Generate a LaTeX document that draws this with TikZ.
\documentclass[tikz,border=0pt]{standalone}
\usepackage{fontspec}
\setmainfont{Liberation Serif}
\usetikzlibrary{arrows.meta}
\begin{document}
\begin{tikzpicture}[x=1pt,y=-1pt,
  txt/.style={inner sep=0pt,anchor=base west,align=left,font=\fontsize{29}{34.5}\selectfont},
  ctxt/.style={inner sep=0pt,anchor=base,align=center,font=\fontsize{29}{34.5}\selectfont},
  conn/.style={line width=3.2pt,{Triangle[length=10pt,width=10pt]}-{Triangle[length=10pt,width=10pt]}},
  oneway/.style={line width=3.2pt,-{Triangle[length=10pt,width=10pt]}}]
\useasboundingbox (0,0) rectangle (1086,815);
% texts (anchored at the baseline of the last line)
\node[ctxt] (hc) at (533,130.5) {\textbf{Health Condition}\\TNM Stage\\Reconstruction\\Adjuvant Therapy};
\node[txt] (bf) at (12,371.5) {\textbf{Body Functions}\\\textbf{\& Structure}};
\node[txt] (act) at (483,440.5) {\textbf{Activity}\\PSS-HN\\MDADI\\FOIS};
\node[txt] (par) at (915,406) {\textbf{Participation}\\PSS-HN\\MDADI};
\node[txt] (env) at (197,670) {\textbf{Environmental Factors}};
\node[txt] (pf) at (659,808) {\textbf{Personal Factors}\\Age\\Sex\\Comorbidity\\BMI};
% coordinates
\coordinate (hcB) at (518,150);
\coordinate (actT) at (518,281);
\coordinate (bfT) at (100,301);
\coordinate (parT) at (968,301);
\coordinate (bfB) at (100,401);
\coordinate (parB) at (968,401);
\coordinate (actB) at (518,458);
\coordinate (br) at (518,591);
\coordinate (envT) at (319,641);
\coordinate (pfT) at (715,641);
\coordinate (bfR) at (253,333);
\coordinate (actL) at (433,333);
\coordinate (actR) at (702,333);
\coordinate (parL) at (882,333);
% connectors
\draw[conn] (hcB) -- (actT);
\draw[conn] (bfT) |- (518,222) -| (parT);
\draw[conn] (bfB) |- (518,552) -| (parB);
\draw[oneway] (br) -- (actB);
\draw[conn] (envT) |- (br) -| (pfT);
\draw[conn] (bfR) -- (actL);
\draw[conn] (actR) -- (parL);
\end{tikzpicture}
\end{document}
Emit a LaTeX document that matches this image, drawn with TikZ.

--

JOB
Identify every line where the string "with" appears.

FINISHED EXERCISE
Generate a LaTeX document that draws this with TikZ.
Emit a LaTeX document that matches this image, drawn with TikZ.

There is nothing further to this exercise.